The way we were
Extracts from memoirs and diaries, chosen by Ian Irvine
Presidential transition in a divided United States
After November elections, the new US President is installed in January—but before the Constitutional Amendment of 1933 the transition lasted until March. In the past this long interregnum could prove fateful when the country was ill at ease. On 6th November 1860, Abraham Lincoln (below) was elected president, the candidate of the Republican Party (founded in 1854), which opposed slavery in new states. His election caused immediate uproar in the Southern slave-owning states and threats of secession. Meanwhile President James Buchanan, a Democrat, remained in the White House until Lincoln’s inauguration on 4th March 1861.

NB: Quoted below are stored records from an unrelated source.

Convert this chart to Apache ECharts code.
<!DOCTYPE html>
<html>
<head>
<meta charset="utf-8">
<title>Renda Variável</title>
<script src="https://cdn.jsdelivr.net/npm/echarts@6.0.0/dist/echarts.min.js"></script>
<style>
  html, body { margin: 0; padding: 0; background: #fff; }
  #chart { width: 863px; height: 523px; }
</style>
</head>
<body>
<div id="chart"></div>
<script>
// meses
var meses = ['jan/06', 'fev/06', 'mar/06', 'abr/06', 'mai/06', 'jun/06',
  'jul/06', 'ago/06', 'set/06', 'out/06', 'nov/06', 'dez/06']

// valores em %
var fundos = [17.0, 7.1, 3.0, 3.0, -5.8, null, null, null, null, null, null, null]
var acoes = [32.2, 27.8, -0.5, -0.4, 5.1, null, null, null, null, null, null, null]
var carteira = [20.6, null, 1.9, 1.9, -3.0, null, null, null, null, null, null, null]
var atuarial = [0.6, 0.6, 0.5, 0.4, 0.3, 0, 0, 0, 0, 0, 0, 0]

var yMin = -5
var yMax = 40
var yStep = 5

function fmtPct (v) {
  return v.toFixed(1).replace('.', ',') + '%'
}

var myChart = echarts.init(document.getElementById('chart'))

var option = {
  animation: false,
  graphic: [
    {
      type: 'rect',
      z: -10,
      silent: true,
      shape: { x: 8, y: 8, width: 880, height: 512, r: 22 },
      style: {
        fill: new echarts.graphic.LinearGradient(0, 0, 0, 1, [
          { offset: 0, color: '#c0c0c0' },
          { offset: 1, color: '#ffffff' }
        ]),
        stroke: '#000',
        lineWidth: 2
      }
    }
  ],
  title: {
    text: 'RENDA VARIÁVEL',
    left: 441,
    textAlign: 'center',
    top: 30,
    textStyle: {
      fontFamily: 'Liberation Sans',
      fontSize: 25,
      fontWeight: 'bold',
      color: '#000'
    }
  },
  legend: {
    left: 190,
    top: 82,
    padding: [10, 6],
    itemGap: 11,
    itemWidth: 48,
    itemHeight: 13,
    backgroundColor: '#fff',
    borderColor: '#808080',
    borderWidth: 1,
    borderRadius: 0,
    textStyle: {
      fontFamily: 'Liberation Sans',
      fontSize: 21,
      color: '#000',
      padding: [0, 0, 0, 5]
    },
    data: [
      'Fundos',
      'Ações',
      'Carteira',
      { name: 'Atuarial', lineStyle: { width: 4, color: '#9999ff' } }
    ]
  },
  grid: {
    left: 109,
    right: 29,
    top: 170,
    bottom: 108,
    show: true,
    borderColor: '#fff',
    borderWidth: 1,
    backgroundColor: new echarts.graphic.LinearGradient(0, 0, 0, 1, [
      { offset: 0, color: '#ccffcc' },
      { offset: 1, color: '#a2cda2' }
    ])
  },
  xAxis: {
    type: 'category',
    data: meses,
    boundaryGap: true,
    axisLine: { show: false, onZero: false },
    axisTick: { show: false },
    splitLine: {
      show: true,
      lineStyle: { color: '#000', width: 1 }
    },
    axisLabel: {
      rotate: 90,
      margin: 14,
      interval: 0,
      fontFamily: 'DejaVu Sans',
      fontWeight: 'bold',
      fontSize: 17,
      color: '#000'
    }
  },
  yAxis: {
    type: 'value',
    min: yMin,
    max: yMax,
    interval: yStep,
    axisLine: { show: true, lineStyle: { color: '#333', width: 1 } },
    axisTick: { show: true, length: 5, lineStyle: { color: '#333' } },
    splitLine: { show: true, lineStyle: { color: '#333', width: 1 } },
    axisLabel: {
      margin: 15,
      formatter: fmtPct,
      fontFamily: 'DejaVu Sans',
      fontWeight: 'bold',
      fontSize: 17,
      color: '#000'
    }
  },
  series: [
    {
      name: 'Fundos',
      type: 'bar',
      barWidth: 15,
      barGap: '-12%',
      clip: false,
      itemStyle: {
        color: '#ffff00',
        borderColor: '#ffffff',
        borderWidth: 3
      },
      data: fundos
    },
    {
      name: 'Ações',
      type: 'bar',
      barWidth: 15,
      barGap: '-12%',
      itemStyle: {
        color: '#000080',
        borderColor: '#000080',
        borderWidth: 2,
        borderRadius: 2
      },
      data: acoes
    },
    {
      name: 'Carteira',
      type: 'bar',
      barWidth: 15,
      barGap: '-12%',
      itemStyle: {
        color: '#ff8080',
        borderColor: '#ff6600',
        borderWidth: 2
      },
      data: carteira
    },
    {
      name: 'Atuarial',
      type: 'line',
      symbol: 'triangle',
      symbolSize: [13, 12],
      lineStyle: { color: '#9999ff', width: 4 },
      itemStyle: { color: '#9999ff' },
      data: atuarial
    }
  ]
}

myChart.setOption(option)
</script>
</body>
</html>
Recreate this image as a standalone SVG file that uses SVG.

© IAN DAGNALL / ALAMY STOCK PHOTO
The Virginian planter and slaveholder Edmund Ruffin was one of the radical pro-slavery “Fire-Eaters.” He wrote to a friend:
“I cannot doubt that you will view this result as I do, of the clear and unmistakable indication of future and fixed domination of the Northern sections, its abolition policy… and the beginning of a sure and speedy progress to the extermination of negro slavery and the conquest and utter ruin of the prosperity of the South. I cannot doubt that you see the one passage for escape from this impending and awful danger and calamity by secession.”